Tornar-se discípulos de Cristo é encontrar repouso, porque o único
fardo, o único jugo que Cristo coloca sobre seus discípulos, é o do
Amor. Mas quando você realmente ama, tudo se torna fácil de transportar.
E aqui temos um belo exemplo: “Um certo jesuíta contou que em Ruanda,
durante a guerra civil, viu uma menina ao longe que escalava
dolorosamente uma montanha, carregando um pacote pesado e desajeitado.

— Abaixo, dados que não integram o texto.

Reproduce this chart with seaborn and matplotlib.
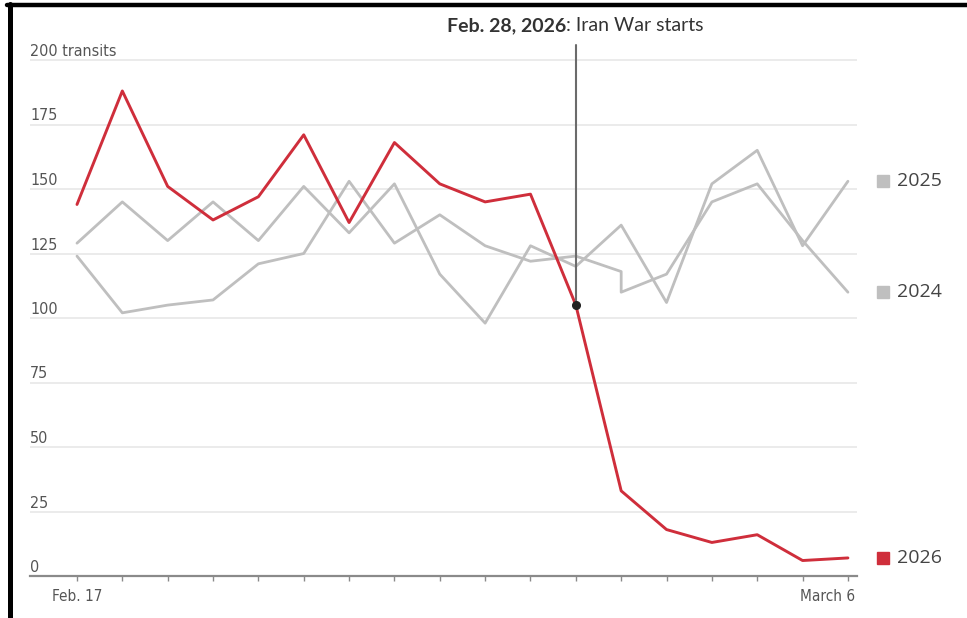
import numpy as np
import pandas as pd
import matplotlib
matplotlib.use("Agg")
import matplotlib.pyplot as plt
import matplotlib.transforms as mtrans
from matplotlib.lines import Line2D
from matplotlib import font_manager
import seaborn as sns

# Daily transits through the strait, Feb. 17 - March 6
dates = pd.date_range("2026-02-17", "2026-03-06", freq="D")
transits_2026 = [144, 188, 151, 138, 147, 171, 137, 168, 152, 145, 148, 105,
                 33, 18, 13, 16, 6, 7]
transits_2025 = [129, 145, 130, 145, 130, 151, 133, 152, 117, 98, 128, 120,
                 136, 106, 152, 165, 128, 153]
# 2024 has two readings logged on the March 1 slot
day_slots_2024 = [0, 1, 2, 3, 4, 5, 6, 7, 8, 9, 10, 11, 12, 12, 13, 14, 15, 16, 17]
transits_2024 = [124, 102, 105, 107, 121, 125, 153, 129, 140, 128, 122, 124,
                 118, 110, 117, 145, 152, 130, 110]
y_ticks = [0, 25, 50, 75, 100, 125, 150, 175, 200]
y_tick_labels = ["0", "25", "50", "75", "100", "125", "150", "175", "200 transits"]
event_index = 11
event_bold = "Feb. 28, 2026"
event_text = ": Iran War starts"

RED = "#cf2e3b"
GRAY = "#bfbfbf"

sns.set_theme(style="white")
plt.rcParams["font.family"] = ["Open Sans", "DejaVu Sans"]


def narrow_font(size):
    """Pick a condensed sans face for axis labels if one is installed."""
    cands = []
    for f in font_manager.fontManager.ttflist:
        nm = f.name.lower()
        fn = f.fname.lower()
        if f.style != "normal" or f.weight not in (400, "normal", "regular"):
            continue
        if "narrow" in nm or "condensed" in nm or "narrow" in fn or "condensed" in fn \
                or f.stretch in ("condensed", "semi-condensed"):
            if "bold" in fn or "oblique" in fn or "italic" in fn:
                continue
            cands.append(f.fname)
    if cands:
        cands.sort(key=lambda p: (0 if "liberationsansnarrow" in p.replace("-", "").lower() else 1, p))
        return font_manager.FontProperties(fname=cands[0], size=size)
    return font_manager.FontProperties(family="DejaVu Sans", size=size * 0.92)


df26 = pd.DataFrame({"date": dates, "transits": transits_2026})
df25 = pd.DataFrame({"date": dates, "transits": transits_2025})
df24 = pd.DataFrame({"date": dates[day_slots_2024], "transits": transits_2024})

W, H = 967, 618
fig = plt.figure(figsize=(W / 100, H / 100), dpi=100)
px_per_unit = 2.58
y_top = 205
ax = fig.add_axes([30 / W, 42 / H, 827 / W, (y_top * px_per_unit) / H])

sns.lineplot(data=df24, x="date", y="transits", ax=ax, color=GRAY, lw=2.0,
             estimator=None, sort=False)
sns.lineplot(data=df25, x="date", y="transits", ax=ax, color=GRAY, lw=2.0,
             estimator=None, sort=False)
sns.lineplot(data=df26, x="date", y="transits", ax=ax, color=RED, lw=2.1,
             estimator=None, sort=False)

ax.set_xlim(dates[0] - pd.Timedelta(days=1.036), dates[-1] + pd.Timedelta(days=0.2))
ax.set_ylim(0, y_top)
ax.set_xlabel("")
ax.set_ylabel("")

# horizontal grid
ax.set_yticks(y_ticks)
ax.set_yticklabels([])
ax.tick_params(axis="y", length=0)
ax.yaxis.grid(True, color="#e8e8e8", lw=1.2)
ax.xaxis.grid(False)
for side in ["left", "right", "top"]:
    ax.spines[side].set_visible(False)
ax.spines["bottom"].set_color("#8a8a8a")
ax.spines["bottom"].set_linewidth(1.6)
ax.set_axisbelow(True)

ylab_font = narrow_font(11.5)
xlab_font = narrow_font(11)

# y labels sit just above their gridlines
ylab_tr = mtrans.blended_transform_factory(ax.transAxes, ax.transData) + \
    mtrans.ScaledTranslation(0, 1 / 100, fig.dpi_scale_trans)
for v, lab in zip(y_ticks, y_tick_labels):
    ax.text(0, v, lab, transform=ylab_tr, ha="left", va="bottom",
            fontproperties=ylab_font, color="#555555")

# daily ticks, labelled only at the ends
ax.set_xticks(dates)
xlabels = [""] * len(dates)
xlabels[0] = "Feb. 17"
xlabels[-1] = "March 6"
ax.set_xticklabels(xlabels)
ax.tick_params(axis="x", direction="out", length=3.5, width=1, color="#8a8a8a",
               pad=6, labelcolor="#555555", bottom=True)
for lbl in ax.get_xticklabels():
    lbl.set_fontproperties(xlab_font)
last = ax.get_xticklabels()[-1]
last.set_ha("right")
last.set_transform(last.get_transform() + mtrans.ScaledTranslation(7 / 100, 0, fig.dpi_scale_trans))

# event marker
ev_date = dates[event_index]
ev_val = transits_2026[event_index]
ax.plot([ev_date, ev_date], [ev_val, 205.8], color="#6b6b6b", lw=1.5, clip_on=False, zorder=4)
ax.plot([ev_date], [ev_val], marker="o", markersize=5.5, color="#222222", clip_on=False, zorder=5)
split = mtrans.ScaledTranslation(-10 / 100, 0, fig.dpi_scale_trans)
ax.text(ev_date, 213.4, event_bold, transform=ax.transData + split, ha="right", va="center",
        fontsize=14, fontweight="bold", color="#333333", family=["Lato", "DejaVu Sans"])
ax.text(ev_date, 213.4, event_text, transform=ax.transData + split, ha="left", va="center",
        fontsize=14, color="#333333", family=["Lato", "DejaVu Sans"])

# series labels at the right end
leg_tr = mtrans.blended_transform_factory(ax.transAxes, ax.transData)
for val, name, col in [(transits_2025[-1], "2025", GRAY),
                       (transits_2024[-1], "2024", GRAY),
                       (transits_2026[-1], "2026", RED)]:
    ax.plot([1.032], [val], marker="s", markersize=9, color=col, transform=leg_tr,
            clip_on=False, linestyle="none")
    ax.text(1.048, val, name, transform=leg_tr, ha="left", va="center",
            fontsize=14, color="#444444")

# frame lines along the top and left edges
fig.add_artist(Line2D([7 / W, 1], [1 - 5 / H, 1 - 5 / H], color="black", lw=3.2,
                      transform=fig.transFigure))
fig.add_artist(Line2D([9.5 / W, 9.5 / W], [0, 1 - 3.5 / H], color="black", lw=3.6,
                      transform=fig.transFigure))

fig.savefig("out.png", dpi=100)
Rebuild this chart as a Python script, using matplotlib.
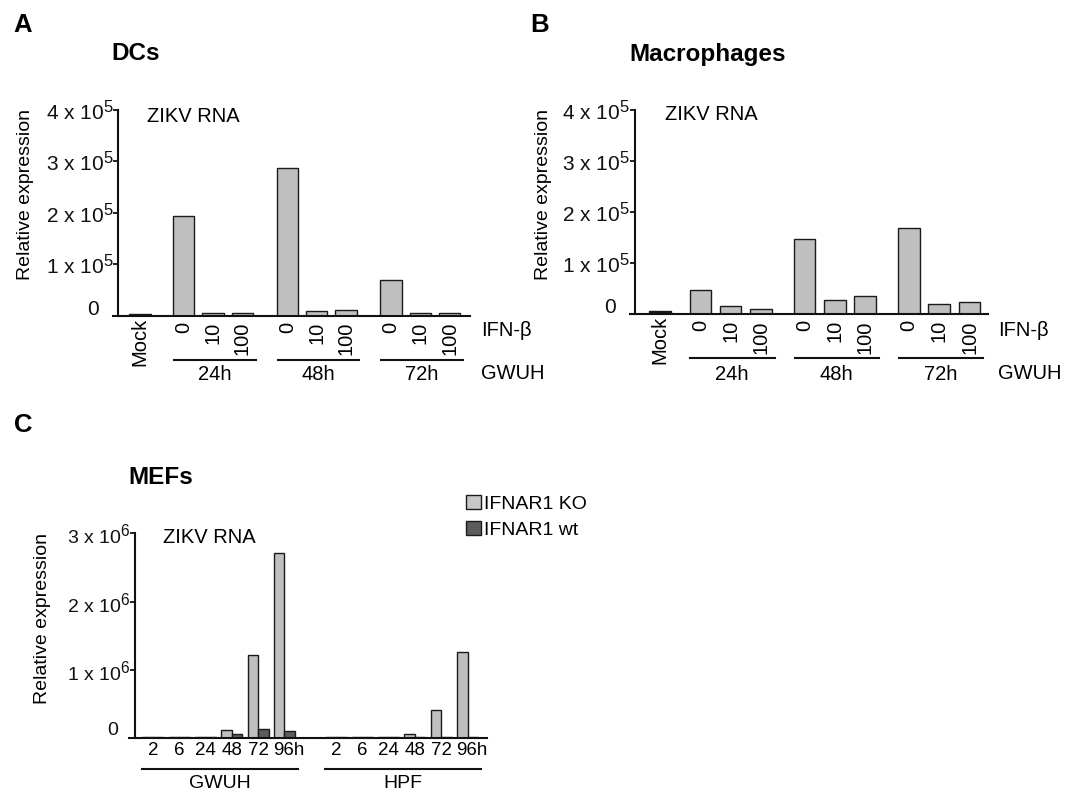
import numpy as np
import matplotlib
matplotlib.use("Agg")
import matplotlib.pyplot as plt
import matplotlib._mathtext as mathtext_internal
from matplotlib.patches import Patch
from matplotlib.transforms import ScaledTranslation, blended_transform_factory

plt.rcParams["font.family"] = ["Liberation Sans", "DejaVu Sans"]
plt.rcParams["mathtext.fontset"] = "custom"
plt.rcParams["mathtext.rm"] = "Liberation Sans"
plt.rcParams["mathtext.it"] = "Liberation Sans:italic"
plt.rcParams["mathtext.bf"] = "Liberation Sans:bold"
# superscripts in the original are only a little smaller than the base text
mathtext_internal.SHRINK_FACTOR = 0.8

W, H = 1073, 792

# ---- data ----
ifn_doses = ["0", "10", "100"]
timepoints = ["24h", "48h", "72h"]

dc_mock = 3000
dc_values = [[1.94e5, 6000, 6000],
             [2.87e5, 9000, 12000],
             [0.69e5, 6000, 6000]]

mac_mock = 5000
mac_values = [[0.47e5, 0.157e5, 0.09e5],
              [1.476e5, 0.28e5, 0.346e5],
              [1.69e5, 0.19e5, 0.23e5]]

mef_hours = ["2", "6", "24", "48", "72", "96h"]
mef_strains = ["GWUH", "HPF"]
mef_ko = [[0.012e6, 0.012e6, 0.012e6, 0.12e6, 1.22e6, 2.71e6],
          [0.012e6, 0.012e6, 0.012e6, 0.06e6, 0.41e6, 1.26e6]]
mef_wt = [[0.012e6, 0.012e6, 0.012e6, 0.064e6, 0.142e6, 0.107e6],
          [0.012e6, 0.012e6, 0.012e6, 0.012e6, 0.012e6, 0.012e6]]

BAR = "#bfbfbf"
DARK = "#5c5c5c"
EDGE = "#1a1a1a"
FS_AB = 14.5   # x labels in panels A/B
FS_Y = 15      # y tick labels in panels A/B
FS_C = 13.5

fig = plt.figure(figsize=(W / 100, H / 100), dpi=100)


def shift(label, dx, dy):
    label.set_transform(label.get_transform() +
                        ScaledTranslation(dx / 100, dy / 100, fig.dpi_scale_trans))


def add_axes(x0, x1, ytop, ybase):
    return fig.add_axes([x0 / W, 1 - ybase / H, (x1 - x0) / W, (ybase - ytop) / H])


def style_y(ax, ticks, labels, size, zero_dx, zero_dy):
    ax.spines[["top", "right"]].set_visible(False)
    for s in ("left", "bottom"):
        ax.spines[s].set_linewidth(1.5)
        ax.spines[s].set_color("#111111")
    ax.set_yticks(ticks, labels)
    ax.tick_params(axis="y", length=3.6, width=1.3, pad=0, labelsize=size, colors="#111111")
    shift(ax.get_yticklabels()[0], zero_dx, zero_dy)


def ifn_panel(ax, mock, values, starts, xlim, spine_x, width, mock_color,
              line_y, group_y, right_x):
    pos = [0] + [s + k for s in starts for k in range(3)]
    heights = [mock] + [v for grp in values for v in grp]
    colors = [mock_color] + [BAR] * 9
    ax.bar(pos, heights, width, color=colors, edgecolor=EDGE, linewidth=1.0)
    ax.set_xlim(*xlim)
    ax.set_ylim(0, 4e5)
    ax.spines["left"].set_position(("data", spine_x))
    ax.set_xticks(pos, ["Mock"] + ifn_doses * 3, rotation=90)
    ax.tick_params(axis="x", length=0, pad=4.5, labelsize=FS_AB)
    shift(ax.get_xticklabels()[0], 0, 4)
    style_y(ax, np.arange(5) * 1e5,
            ["0"] + [f"{i} x 10" + r"$^5$" for i in range(1, 5)], FS_Y, -14, 8)

    tr = blended_transform_factory(ax.transData, fig.transFigure)
    for s, t in zip(starts, timepoints):
        ax.plot([s - width / 2 + 0.03, s + 2 + width / 2 + 0.1], [1 - line_y / H] * 2,
                transform=tr, clip_on=False, color="#111111", lw=1.5)
        ax.text(s + 1.05, 1 - group_y / H, t, transform=tr, ha="center", va="center",
                fontsize=FS_AB)
    fig.text(right_x / W, 1 - 330 / H, "IFN-β", ha="left", va="center", fontsize=FS_AB)
    fig.text(right_x / W, 1 - 373 / H, "GWUH", ha="left", va="center", fontsize=FS_AB)


# ---- panel A: DCs ----
axA = add_axes(112.7, 470, 110, 315.7)
ifn_panel(axA, dc_mock, dc_values, [1.5, 5.05, 8.6], (-0.935, 11.3), -0.743, 0.73,
          BAR, 360, 375, 481)
fig.text(13 / W, 1 - 31.7 / H, "A", fontsize=18.5, weight="bold", va="baseline")
fig.text(111.7 / W, 1 - 60 / H, "DCs", fontsize=17.5, weight="bold", va="baseline")
fig.text(147 / W, 1 - 121.7 / H, "ZIKV RNA", fontsize=14.5, va="baseline")
fig.text(26 / W, 1 - 195 / H, "Relative expression", rotation=90, ha="center",
         va="center", fontsize=14)

# ---- panel B: Macrophages ----
axB = add_axes(630, 988, 110, 314)
ifn_panel(axB, mac_mock, mac_values, [1.33, 4.77, 8.21], (-0.99, 10.82), -0.825, 0.71,
          "#1a1a1a", 358.3, 375, 998)
fig.text(530.5 / W, 1 - 32 / H, "B", fontsize=18.5, weight="bold", va="baseline")
fig.text(629 / W, 1 - 61 / H, "Macrophages", fontsize=17.5, weight="bold", va="baseline")
fig.text(665 / W, 1 - 120 / H, "ZIKV RNA", fontsize=14.5, va="baseline")
fig.text(544 / W, 1 - 195 / H, "Relative expression", rotation=90, ha="center",
         va="center", fontsize=14)

# ---- panel C: MEFs ----
axC = add_axes(129.3, 487, 533.3, 738.3)
bw = 0.4
offsets = [0, 6.96]
all_pos = []
for g, off in enumerate(offsets):
    centers = off + np.arange(len(mef_hours))
    all_pos.extend(centers)
    axC.bar(centers - bw / 2, mef_ko[g], bw, color=BAR, edgecolor=EDGE, linewidth=1.0)
    axC.bar(centers + bw / 2, mef_wt[g], bw, color=DARK, edgecolor=EDGE, linewidth=1.0)
axC.set_xlim(-0.9, 12.7)
axC.set_ylim(0, 3e6)
axC.spines["left"].set_position(("data", -0.684))
axC.set_xticks(all_pos, mef_hours * 2)
axC.tick_params(axis="x", length=0, pad=3, labelsize=FS_C)
for lab in axC.get_xticklabels():
    if lab.get_text().endswith("h"):
        shift(lab, 4, 0)
style_y(axC, np.arange(4) * 1e6,
        ["0"] + [f"{i} x 10" + r"$^6$" for i in range(1, 4)], 14, -12, 10)

trC = blended_transform_factory(axC.transData, fig.transFigure)
for off, name in zip(offsets, mef_strains):
    x0, x1 = off - 0.43, off + 5.52
    axC.plot([x0, x1], [1 - 769 / H] * 2, transform=trC, clip_on=False,
             color="#111111", lw=1.5)
    axC.text((x0 + x1) / 2, 1 - 783 / H, name, transform=trC, ha="center",
             va="center", fontsize=14)

fig.text(14 / W, 1 - 432 / H, "C", fontsize=18.5, weight="bold", va="baseline")
fig.text(128 / W, 1 - 484 / H, "MEFs", fontsize=17.5, weight="bold", va="baseline")
fig.text(163 / W, 1 - 543.3 / H, "ZIKV RNA", fontsize=14.5, va="baseline")
fig.text(43 / W, 1 - 618 / H, "Relative expression", rotation=90, ha="center",
         va="center", fontsize=14)

fig.legend(handles=[Patch(facecolor="#c8c8c8", edgecolor=EDGE, label="IFNAR1 KO"),
                    Patch(facecolor=DARK, edgecolor=EDGE, label="IFNAR1 wt")],
           loc="upper left", bbox_to_anchor=(466 / W, 1 - 495 / H), frameon=False,
           fontsize=14, handlelength=0.75, handleheight=0.75, handletextpad=0.2,
           labelspacing=0.4, borderpad=0, borderaxespad=0)

fig.savefig("out.png", dpi=100)
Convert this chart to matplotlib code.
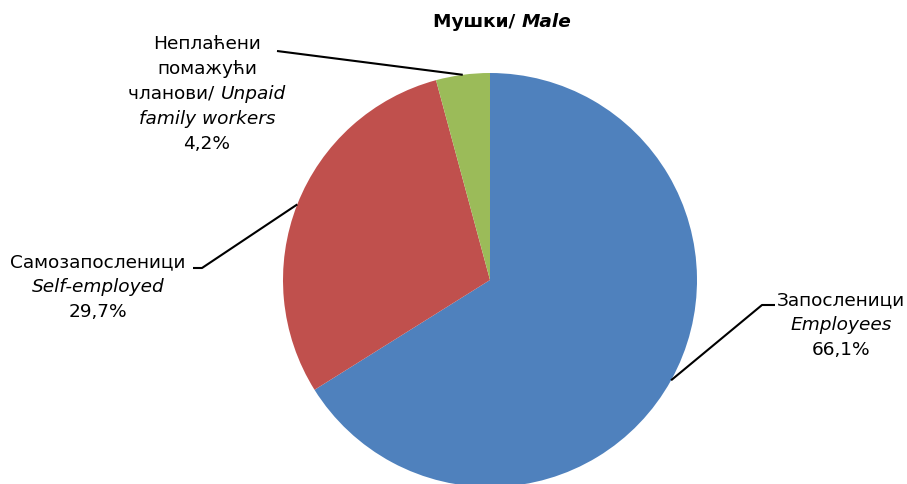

Quando chegou perto dela, ele percebeu com emoção que ela transportava o
corpo de um menino gravemente ferido. O jesuíta disse à menina: é um
fardo muito pesado que você carrega! E a menina respondeu: Não, senhor,
não é um fardo, é meu irmãozinho”.
Concluindo, para os sábios e entendidos de hoje, que têm facilidade
para julgar e são rápidos para condenar, mas que são incapazes de viver o
Evangelho de hoje que nos convida a um Amor conjugal com Cristo e entre
nós, eu proponho esta reflexão do século V, Santo Astério de Amasya,
que disse: “Vós que sois tão duros e incapazes de docilidade, aprendei a
bondade com o vosso Criador e não sejais para os vossos companheiros de
jornada juízes amargos e árbitros, esperando que venha aquele que
revelará a dureza do coração e vos concederá, o mestre todo-poderoso, a
cada um o seu lugar no além. Não façais julgamentos severos para não
serdes julgados do mesmo modo e transpassados pelas palavras da vossa
própria boca, como dentes afiados...”.